Zaha Hadid a toujours refusé de brider sa créativité, en dépit des critiques – adressées globalement à tous ceux que l’on a baptisés les « starchitectes » – quant à sa folie des grandeurs, son manque d’intérêt pour l’optimisation et la fonctionnalité de l’espace, l’imprudence estimée de certaines audaces ou le coût de constructions extravagantes. Des constructions « qui ont libéré l’architecture de la géométrie », souligne le quotidien anglais The Guardian. L’influence sur l’esthétique contemporaine de Zaha Hadid a été telle, qu’elle a figuré parmi les cent personnalités féminines les plus puissantes au monde pour le magazine Forbes. Parmi ses projets les plus emblématiques, d’une folle diversité, comme autant de paysages en mouvement semblant décoller du sol, l’histoire retiendra le Musée des arts islamiques au Qatar inspiré par les roses des sables, le tremplin de saut à ski de Bergisel à Innsbruck au design à couper le souffle, la formidable piscine des Jeux olympiques de Londres (313 millions d’euros !) au toit ondulant comme une vague, l’invraisemblable maison en forme de vaisseau spatial du mannequin Naomi Campbell, les écailles chatoyantes aux neuf nuances de gris du « Bridge pavillon » survolant l’Ebre à Saragosse, ou les deux « galets » de l’opéra de Guangzhou émergeant des berges de la rivière des perles.
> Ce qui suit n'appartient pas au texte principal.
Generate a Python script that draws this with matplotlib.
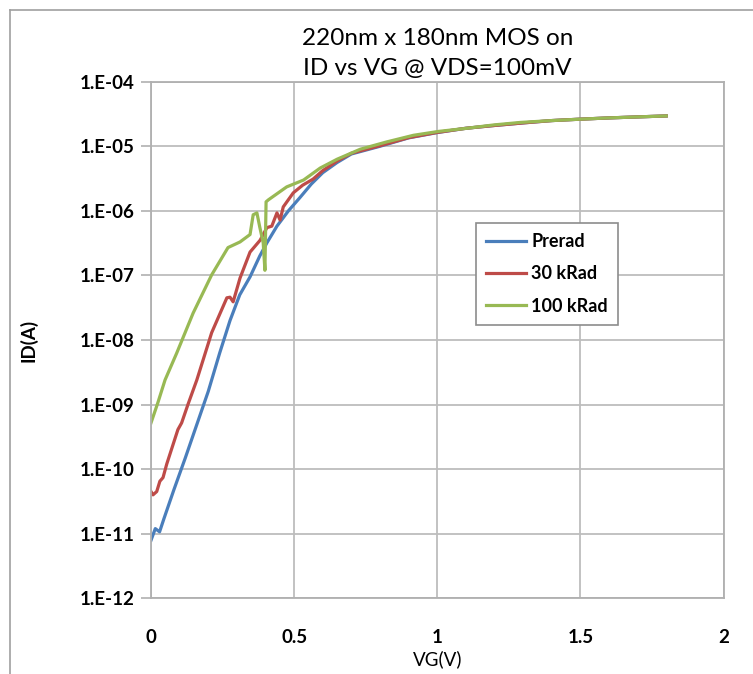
import numpy as np
from matplotlib import pyplot as plt
from matplotlib.lines import Line2D

# data (VG in volts, ID in amps)
vg_prerad = [0.0, 0.015, 0.03, 0.045, 0.08, 0.12, 0.16, 0.20, 0.24, 0.276, 0.31, 0.346,
             0.38, 0.405, 0.44, 0.48, 0.52, 0.56, 0.60, 0.65, 0.70, 0.80, 0.90, 1.0,
             1.1, 1.2, 1.3, 1.4, 1.5, 1.6, 1.7, 1.8]
id_prerad = [7.9e-12, 1.2e-11, 1.07e-11, 1.7e-11, 4.8e-11, 1.5e-10, 4.9e-10, 1.6e-09,
             6.3e-09, 2.0e-08, 5.0e-08, 9.5e-08, 2.0e-07, 3.2e-07, 5.8e-07, 1.0e-06,
             1.6e-06, 2.6e-06, 3.9e-06, 5.6e-06, 7.6e-06, 1.0e-05, 1.35e-05, 1.63e-05,
             1.9e-05, 2.1e-05, 2.3e-05, 2.5e-05, 2.63e-05, 2.75e-05, 2.85e-05, 2.95e-05]

vg_30k = [0.0, 0.007, 0.02, 0.031, 0.042, 0.055, 0.077, 0.094, 0.107, 0.129, 0.16, 0.212,
          0.265, 0.276, 0.287, 0.311, 0.346, 0.381, 0.405, 0.422, 0.44, 0.451, 0.462,
          0.497, 0.53, 0.566, 0.60, 0.65, 0.70, 0.80, 0.90, 1.0, 1.1, 1.2, 1.3, 1.4,
          1.5, 1.6, 1.7, 1.8]
id_30k = [4.5e-11, 4.0e-11, 4.5e-11, 6.5e-11, 7.4e-11, 1.2e-10, 2.4e-10, 4.1e-10,
          5.2e-10, 1.0e-09, 2.4e-09, 1.3e-08, 4.5e-08, 4.6e-08, 3.9e-08, 9.1e-08,
          2.3e-07, 3.5e-07, 5.5e-07, 5.8e-07, 9.3e-07, 7.2e-07, 1.15e-06, 1.9e-06,
          2.5e-06, 3.1e-06, 4.2e-06, 5.9e-06, 7.8e-06, 1.02e-05, 1.36e-05, 1.64e-05,
          1.9e-05, 2.1e-05, 2.3e-05, 2.5e-05, 2.63e-05, 2.75e-05, 2.85e-05, 2.95e-05]

vg_100k = [0.0, 0.024, 0.049, 0.09, 0.147, 0.212, 0.269, 0.311, 0.346, 0.357, 0.37,
           0.38, 0.392, 0.398, 0.402, 0.41, 0.474, 0.533, 0.591, 0.65, 0.731, 0.824,
           0.917, 1.005, 1.104, 1.197, 1.29, 1.4, 1.5, 1.6, 1.7, 1.8]
id_100k = [5.2e-10, 1.07e-09, 2.4e-09, 6.3e-09, 2.6e-08, 1.02e-07, 2.7e-07, 3.3e-07,
           4.3e-07, 8.7e-07, 9.3e-07, 5.6e-07, 3.2e-07, 1.2e-07, 1.38e-06, 1.48e-06,
           2.35e-06, 3.0e-06, 4.6e-06, 6.3e-06, 9.0e-06, 1.17e-05, 1.48e-05, 1.7e-05,
           1.9e-05, 2.14e-05, 2.34e-05, 2.5e-05, 2.63e-05, 2.75e-05, 2.85e-05, 2.95e-05]

series = [("Preradiation", vg_prerad, id_prerad, "#4a7ebb"),
          ("30 kRad", vg_30k, id_30k, "#be4b48"),
          ("100 kRad", vg_100k, id_100k, "#98b954")]
legend_names = ["Prerad", "30 kRad", "100 kRad"]

plt.rcParams['font.family'] = ['Lato', 'DejaVu Sans']

fig = plt.figure(figsize=(7.53, 6.74), dpi=100)
ax = fig.add_axes([151 / 753, 1 - 598.3 / 674, (723.5 - 151) / 753, (598.3 - 81.7) / 674])

for (name, vg, idv, col), lab in zip(series, legend_names):
    ax.plot(vg, idv, color=col, lw=2.3, label=lab, solid_joinstyle='round')

ax.set_yscale('log')
ax.set_xlim(0, 2)
ax.set_ylim(1e-12, 1e-4)
ax.set_xticks([0, 0.5, 1, 1.5, 2])
ax.set_xticklabels(['0', '0.5', '1', '1.5', '2'], fontweight='bold', fontsize=13.5)
yt = [10.0 ** k for k in range(-12, -3)]
ax.set_yticks(yt)
ax.set_yticklabels(['1.E-%02d' % -k for k in range(-12, -3)], fontweight='bold', fontsize=13.5)
ax.yaxis.set_minor_locator(plt.NullLocator())
ax.tick_params(axis='x', length=0, pad=22, colors='#000000')
ax.tick_params(axis='y', length=7, width=1.2, color='#b0b0b0', pad=5)

ax.grid(True, color='#bdbdbd', lw=1.3)
for s in ax.spines.values():
    s.set_color('#b0b0b0')
    s.set_linewidth(1.3)

ax.set_xlabel('VG(V)', fontsize=13.5, labelpad=3)
ax.set_ylabel('ID(A)', fontsize=13.5, fontweight='bold', labelpad=30)
ax.set_title('220nm x 180nm MOS on\nID vs VG @ VDS=100mV', fontsize=17.5, linespacing=1.5, pad=5)

leg = ax.legend(loc='upper left', bbox_to_anchor=((476 - 151) / 572.5, (598.3 - 223) / 516.6),
                borderaxespad=0, fancybox=False, edgecolor='#8c8c8c', framealpha=1,
                handlelength=2.2, handletextpad=0.3, borderpad=0.55, labelspacing=0.85,
                prop={'weight': 'bold', 'size': 13})
leg.get_frame().set_linewidth(1.2)

# outer frame of the chart area
fig.add_artist(Line2D([10 / 753, 10 / 753], [0, 1 - 10 / 674], transform=fig.transFigure,
                      color='#a0a0a0', lw=1.2))
fig.add_artist(Line2D([10 / 753, 1], [1 - 10 / 674, 1 - 10 / 674], transform=fig.transFigure,
                      color='#a0a0a0', lw=1.2))

fig.savefig('out.png', dpi=100)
À Rome, le Maxxi, autrement dit le Musée national des arts du XXIe siècle, est un des rares bâtiments modernes que l’on visite parmi les trésors historiques de la cité antique, autant pour le contenant (murs penchés, plancher ondulé) que pour le contenu. « Une architecture que je n’aurais jamais pu imaginer, et encore moins voir réaliser », a résumé le doyen de la Yale Architecture School.

L’opéra de Canton, conçu selon les plans de l’architecte britannoirakienne et achevé en 2010, domine
la rivière des Perles.

LA MAISON DU PORT

Rien d’étonnant à ce qu’une personne aussi forte, se moquant des schémas architecturaux et sociaux traditionnels, ait été autant discutée qu’admirée. Elle a été prise pour cible lorsque « son » centre culturel à Bakou, en Azerbaïdjan, qui a coûté 250 millions, a provoqué l’éviction de familles sur le site. De même, lorsque « son » sensuel stade de foot au Qatar, au design évoquant aux yeux de certains une part intime de l’anatomie féminine, a été édifié, elle a été attaquée en raison du taux de mortalité des travailleurs étrangers sur les chantiers, même avant que la construction n’ait commencé. Elle a fait un procès en diffamation et l’a gagné. C’est elle aussi qui a été chargée du design du stade olympique de Tokyo, avant que les autorités n’en déclarent les coûts trop élevés, ce qu’elle a qualifié de « décision injuste et politique ». Sans enfant, son entreprise et ses créations sont sa descendance, l’héritage qu’elle lègue au monde. Elle avait fait le choix de céder une partie de sa fortune aux employés passés, présents et futurs de son entreprise. Une autre part a été reversée à la fondation qu’elle a créée, qui porte son nom, et qui promeut l’éducation architecturale. Sa dernière œuvre, c’est à notre pays qu’elle l’aura réservée avec la Maison du port (Havenhuis) d’Anvers, achevée peu après son décès. Extraordinaire et audacieux mariage du passé et du présent que cette ancienne caserne de pompiers (la boucle est bouclée) rappelant l’apogée anversois au 16e siècle, surmontée de l’imposante structure futuriste de Zaha Hadid, sorte de navire qui semble flotter dans les airs, garni de centaines de plaques de verre triangulaires de trois couleurs comme autant de pierres précieuses. Une perle rare de plus dans la cité du diamant.

La capitainerie du port d’Anvers, la « Maison du Port », une structure architecturale construite en 1922 puis reconceptualisée par Zaha Hadid en 2016.